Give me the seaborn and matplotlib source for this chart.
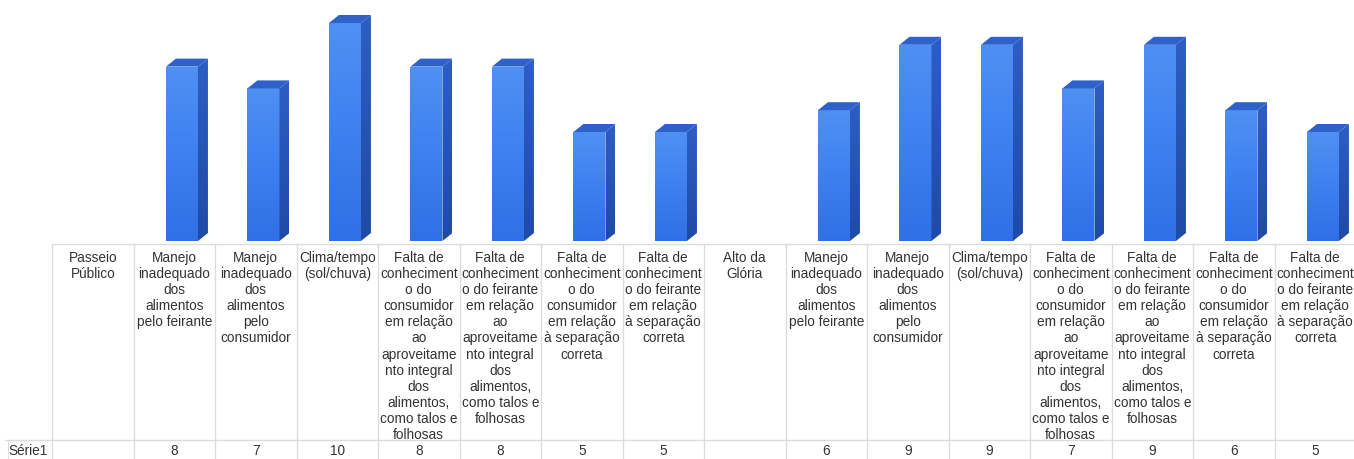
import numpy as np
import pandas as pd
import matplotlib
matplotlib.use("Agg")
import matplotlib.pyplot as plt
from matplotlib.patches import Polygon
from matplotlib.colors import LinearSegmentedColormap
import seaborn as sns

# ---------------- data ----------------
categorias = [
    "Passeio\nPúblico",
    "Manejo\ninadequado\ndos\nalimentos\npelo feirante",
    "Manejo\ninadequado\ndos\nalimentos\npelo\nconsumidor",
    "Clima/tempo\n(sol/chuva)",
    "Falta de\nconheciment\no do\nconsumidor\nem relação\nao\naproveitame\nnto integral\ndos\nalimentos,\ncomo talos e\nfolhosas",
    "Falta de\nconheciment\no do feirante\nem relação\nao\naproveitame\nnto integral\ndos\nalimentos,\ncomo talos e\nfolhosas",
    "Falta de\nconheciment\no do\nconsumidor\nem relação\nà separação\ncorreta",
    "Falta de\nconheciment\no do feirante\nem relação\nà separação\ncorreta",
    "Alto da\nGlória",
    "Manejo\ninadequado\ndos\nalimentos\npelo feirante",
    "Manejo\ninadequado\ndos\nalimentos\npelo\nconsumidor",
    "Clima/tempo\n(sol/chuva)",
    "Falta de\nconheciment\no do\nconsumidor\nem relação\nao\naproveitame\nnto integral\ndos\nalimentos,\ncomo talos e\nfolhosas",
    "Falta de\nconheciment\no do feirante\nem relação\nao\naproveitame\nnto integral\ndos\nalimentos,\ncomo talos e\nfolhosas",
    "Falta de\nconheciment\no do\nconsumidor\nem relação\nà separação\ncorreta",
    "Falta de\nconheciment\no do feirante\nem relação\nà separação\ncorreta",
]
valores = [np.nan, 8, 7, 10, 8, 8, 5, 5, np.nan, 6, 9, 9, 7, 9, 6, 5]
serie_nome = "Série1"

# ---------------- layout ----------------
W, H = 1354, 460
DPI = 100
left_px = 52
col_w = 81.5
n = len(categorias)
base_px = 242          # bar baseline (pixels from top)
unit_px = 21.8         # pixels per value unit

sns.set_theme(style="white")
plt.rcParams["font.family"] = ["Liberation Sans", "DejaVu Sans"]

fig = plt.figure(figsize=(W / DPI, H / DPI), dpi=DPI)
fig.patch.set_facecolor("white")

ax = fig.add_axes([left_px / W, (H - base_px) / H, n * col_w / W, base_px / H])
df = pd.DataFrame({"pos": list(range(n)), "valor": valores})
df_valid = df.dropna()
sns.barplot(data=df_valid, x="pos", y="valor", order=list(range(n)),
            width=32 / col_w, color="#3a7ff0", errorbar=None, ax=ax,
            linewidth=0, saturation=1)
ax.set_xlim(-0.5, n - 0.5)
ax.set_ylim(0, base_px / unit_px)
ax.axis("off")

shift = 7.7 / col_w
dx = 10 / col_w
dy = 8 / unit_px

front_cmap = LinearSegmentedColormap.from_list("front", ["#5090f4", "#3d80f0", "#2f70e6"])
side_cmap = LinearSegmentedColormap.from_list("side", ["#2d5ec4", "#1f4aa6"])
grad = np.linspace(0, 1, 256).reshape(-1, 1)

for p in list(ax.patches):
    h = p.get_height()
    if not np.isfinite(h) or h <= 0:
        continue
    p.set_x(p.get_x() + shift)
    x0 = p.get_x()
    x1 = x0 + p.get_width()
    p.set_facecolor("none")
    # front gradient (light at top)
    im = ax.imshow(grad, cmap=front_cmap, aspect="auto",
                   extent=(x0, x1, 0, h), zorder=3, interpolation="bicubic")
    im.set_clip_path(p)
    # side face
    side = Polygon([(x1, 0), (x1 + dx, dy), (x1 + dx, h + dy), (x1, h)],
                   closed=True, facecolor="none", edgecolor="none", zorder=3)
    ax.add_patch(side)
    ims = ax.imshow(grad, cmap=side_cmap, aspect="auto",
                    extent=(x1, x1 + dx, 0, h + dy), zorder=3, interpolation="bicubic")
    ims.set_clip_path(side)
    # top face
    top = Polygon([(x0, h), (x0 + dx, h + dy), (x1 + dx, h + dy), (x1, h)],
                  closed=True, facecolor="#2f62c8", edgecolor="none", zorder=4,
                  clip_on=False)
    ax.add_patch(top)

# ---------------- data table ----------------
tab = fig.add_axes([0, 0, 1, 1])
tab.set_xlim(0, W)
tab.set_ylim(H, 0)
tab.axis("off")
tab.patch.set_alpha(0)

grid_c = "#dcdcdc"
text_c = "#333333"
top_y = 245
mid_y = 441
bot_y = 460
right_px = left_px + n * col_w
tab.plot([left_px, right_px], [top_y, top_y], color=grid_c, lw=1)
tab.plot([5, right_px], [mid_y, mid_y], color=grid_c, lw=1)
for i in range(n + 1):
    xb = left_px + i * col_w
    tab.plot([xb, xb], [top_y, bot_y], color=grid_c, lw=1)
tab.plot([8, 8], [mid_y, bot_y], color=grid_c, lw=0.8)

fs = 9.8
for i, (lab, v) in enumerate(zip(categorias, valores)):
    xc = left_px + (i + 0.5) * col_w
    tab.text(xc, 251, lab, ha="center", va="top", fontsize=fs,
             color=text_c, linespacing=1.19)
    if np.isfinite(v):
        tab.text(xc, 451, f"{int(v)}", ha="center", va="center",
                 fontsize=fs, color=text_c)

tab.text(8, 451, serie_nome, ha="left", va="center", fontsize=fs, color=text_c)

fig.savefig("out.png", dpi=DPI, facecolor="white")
^^^^
§ DO THIS
Only the lines from the start of the material through the line containing "import seaborn as sns" should be transcribed. Pictures stay out.

§ RESULT BELOW
Give me the seaborn and matplotlib source for this chart.
import numpy as np
import pandas as pd
import matplotlib
matplotlib.use("Agg")
import matplotlib.pyplot as plt
from matplotlib.patches import Polygon
from matplotlib.colors import LinearSegmentedColormap
import seaborn as sns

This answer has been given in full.